“The joy comes from the brilliantly observed homages to cartoons of the golden era”
Cat Burglar, Netflix
“The chief pleasures of Cat Burglar aren’t really the interactive ones at all. Rather, the joy comes from the brilliantly observed homages to cartoons of the golden era before health and safety became a thing and cartoon violence was of exquisite imagination. The incidental music, too, is a note-perfect nostalgia trip for screwball cartoon fetishists. The credits don’t read Tex Avery or Fred Quimby, but their spirits haunt the show.”

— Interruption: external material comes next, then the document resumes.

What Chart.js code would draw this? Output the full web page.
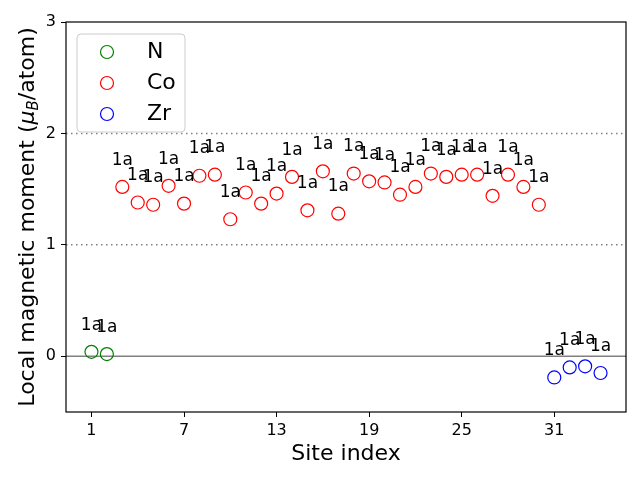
<!DOCTYPE html>
<html>
<head>
<meta charset="utf-8">
<script src="https://cdn.jsdelivr.net/npm/chart.js@4/dist/chart.umd.min.js"></script>
<style>
html, body { margin: 0; padding: 0; background: #fff; }
#wrap { width: 640px; height: 480px; }
</style>
</head>
<body>
<div id="wrap"><canvas id="chart" width="640" height="480"></canvas></div>
<script>
// site indices and local moments (mu_B / atom) per species
const siteN = [1, 2];
const momentN = [0.04, 0.02];
const siteCo = [3, 4, 5, 6, 7, 8, 9, 10, 11, 12, 13, 14, 15, 16, 17, 18, 19, 20, 21, 22, 23, 24, 25, 26, 27, 28, 29, 30];
const momentCo = [1.52, 1.38, 1.36, 1.53, 1.37, 1.62, 1.63, 1.23, 1.47, 1.37, 1.46, 1.61, 1.31, 1.66, 1.28, 1.64,
    1.57, 1.56, 1.45, 1.52, 1.64, 1.61, 1.63, 1.63, 1.44, 1.63, 1.52, 1.36];
const siteZr = [31, 32, 33, 34];
const momentZr = [-0.19, -0.10, -0.09, -0.15];
const wyckoff = "1a";

const xTicks = [1, 7, 13, 19, 25, 31];
const yTicks = [0, 1, 2, 3];
const dottedLevels = [1, 2];

const FONT = "'DejaVu Sans', sans-serif";

function toPoints(xs, ys) {
    return xs.map((x, i) => ({ x: x, y: ys[i] }));
}

function makeSet(label, xs, ys, color) {
    return {
        label: label,
        data: toPoints(xs, ys),
        borderColor: color,
        backgroundColor: "rgba(0,0,0,0)",
        pointStyle: "circle",
        pointRadius: 6.5,
        pointBorderWidth: 1.2,
        showLine: false,
    };
}

// reference lines, frame, site labels, y title with subscript and legend
const decorPlugin = {
    id: "decor",
    beforeDatasetsDraw(chart) {
        const c = chart.ctx;
        const a = chart.chartArea;
        const y = chart.scales.y;
        c.save();
        c.strokeStyle = "#808080";
        c.lineWidth = 1.5;
        c.setLineDash([1.5, 3.5]);
        dottedLevels.forEach((v) => {
            const py = y.getPixelForValue(v);
            c.beginPath();
            c.moveTo(a.left, py);
            c.lineTo(a.right, py);
            c.stroke();
        });
        c.setLineDash([]);
        const p0 = y.getPixelForValue(0);
        c.beginPath();
        c.moveTo(a.left, p0);
        c.lineTo(a.right, p0);
        c.stroke();
        c.restore();
    },
    afterDatasetsDraw(chart) {
        const c = chart.ctx;
        const a = chart.chartArea;
        const xs = chart.scales.x;
        const ys = chart.scales.y;
        c.save();
        // site labels
        c.fillStyle = "#000";
        c.font = "17px " + FONT;
        c.textAlign = "center";
        c.textBaseline = "alphabetic";
        chart.data.datasets.forEach((ds) => {
            ds.data.forEach((p) => {
                c.fillText(wyckoff, xs.getPixelForValue(p.x), ys.getPixelForValue(p.y + 0.2));
            });
        });

        // frame
        c.strokeStyle = "#000";
        c.lineWidth = 1.2;
        c.strokeRect(a.left, a.top, a.right - a.left, a.bottom - a.top);

        // y title
        const parts = [
            { t: "Local magnetic moment (", f: "22px " + FONT, dy: 0 },
            { t: "\u03bc", f: "italic 22px " + FONT, dy: 0 },
            { t: "B", f: "italic 15px " + FONT, dy: 4 },
            { t: "/atom)", f: "22px " + FONT, dy: 0 },
        ];
        let total = 0;
        parts.forEach((p) => { c.font = p.f; p.w = c.measureText(p.t).width; total += p.w; });
        c.translate(34, (a.top + a.bottom) / 2);
        c.rotate(-Math.PI / 2);
        c.textAlign = "left";
        let cx = -total / 2;
        parts.forEach((p) => {
            c.font = p.f;
            c.fillText(p.t, cx, p.dy);
            cx += p.w;
        });
        c.setTransform(1, 0, 0, 1, 0, 0);

        // legend
        const lx = 77, ly = 34, lw = 108, lh = 98;
        c.fillStyle = "rgba(255,255,255,0.8)";
        c.strokeStyle = "#cccccc";
        c.lineWidth = 1;
        c.beginPath();
        c.roundRect(lx, ly, lw, lh, 4);
        c.fill();
        c.stroke();
        c.font = "22px " + FONT;
        c.textBaseline = "middle";
        chart.data.datasets.forEach((ds, i) => {
            const my = 52 + i * 31;
            c.strokeStyle = ds.borderColor;
            c.lineWidth = 1.2;
            c.beginPath();
            c.arc(107, my, 6.5, 0, Math.PI * 2);
            c.stroke();
            c.fillStyle = "#000";
            c.fillText(ds.label, 147, my);
        });
        c.restore();
    },
};

const config = {
    type: "scatter",
    data: {
        datasets: [
            makeSet("N", siteN, momentN, "green"),
            makeSet("Co", siteCo, momentCo, "red"),
            makeSet("Zr", siteZr, momentZr, "blue"),
        ],
    },
    options: {
        responsive: false,
        animation: false,
        layout: { padding: { left: 0, top: 22, right: 14, bottom: 0 } },
        plugins: {
            legend: { display: false },
            tooltip: { enabled: false },
        },
        scales: {
            x: {
                type: "linear",
                min: -0.65,
                max: 35.65,
                afterBuildTicks: (scale) => { scale.ticks = xTicks.map((v) => ({ value: v })); },
                afterFit: (scale) => { scale.height = 68; },
                grid: { drawOnChartArea: false, drawTicks: true, tickLength: 5, color: "#000", tickWidth: 1 },
                border: { display: false },
                ticks: { color: "#000", font: { family: FONT, size: 16 }, padding: 4, maxRotation: 0 },
                title: {
                    display: true,
                    text: "Site index",
                    color: "#000",
                    font: { family: FONT, size: 22 },
                    padding: { top: 2, bottom: 13 },
                },
            },
            y: {
                type: "linear",
                min: -0.5,
                max: 3,
                afterBuildTicks: (scale) => { scale.ticks = yTicks.map((v) => ({ value: v })); },
                afterFit: (scale) => { scale.width = 66; },
                grid: { drawOnChartArea: false, drawTicks: true, tickLength: 5, color: "#000", tickWidth: 1 },
                border: { display: false },
                ticks: { color: "#000", font: { family: FONT, size: 16 }, padding: 5 },
            },
        },
    },
    plugins: [decorPlugin],
};

const globalChart = new Chart(document.getElementById("chart").getContext("2d"), config);
</script>
</body>
</html>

Stuart Jeffries, The Guardian
“Cat Burglar is at its most enjoyable when it isn’t trying to be clever or ironic and instead replicates the eyes-on-stalks energy of classic Looney Tunes and Hanna-Barbera animations. But then, every so often, along comes the interactive bit as a reminder you’re still trapped in the Brookerverse. The questions are, alas, silly rather than challenging and leech all the fun away. Netflix has ended up with a giddy pastiche to the golden age of American animation with an iffy video game tacked on.”
Ed Power, The Telegraph
“Streaming TV can sometimes feel like opening your laptop, turning off your thoughts, and letting the pure content sandpaper your brain until it is as smooth as a little egg. Cat Burglar is a fun corrective that nudges you to think about how passively you consume – while also trying to frantically remember the names of the kids in Charlie and the Chocolate Factory.”
Luaren O’Neill, The i
Moors Murders: The Witness, Channel 4
“To my mind, we have long stripped the Moors murders of anything valuable they can teach us. To rake these murders up again at this point in history requires a strong justification to defend against charges of simple salaciousness, titillation or ratings-chasing. Perhaps this will emerge in the remaining two episodes. I hope so.”
Lucy Mangan, The Guardian
“The question is, do we need any more documentaries about the Moors murders? I don’t think so, grimly watchable as they are.”
Carol Midgley, The Times
“The vivid opening testimony of David Smith, Myra Hindley’s brother-in-law, was certainly riveting. But the interview with Smith was recorded in 2003 (he died in 2012) and he recounted events with a practised air. The programme muddied the waters over what was new and what was not.”
Anita Singh, The Telegraph
“Hosts Keith Lemon and Ashley Roberts injected just the right amount of irreverence to appease cynics. Sure, the word ‘real’ is a weird choice for a show in which glossy celebrities emulate scenes from a film, but it’s hard to be annoyed when something is this much fun.”
Emily Watkins, The i
“With so many celebs on board, it all becomes very repetitive very quickly, and it is about half an hour too long (being generous). Unknown even in their own households as many of them must be, it is harmless enough and nearly fun. There’s plenty of Motown and Phil Spector, and Lemon’s constant and impressively committed pelvis thrusts and outsize personality just about carry the burden of presentation.”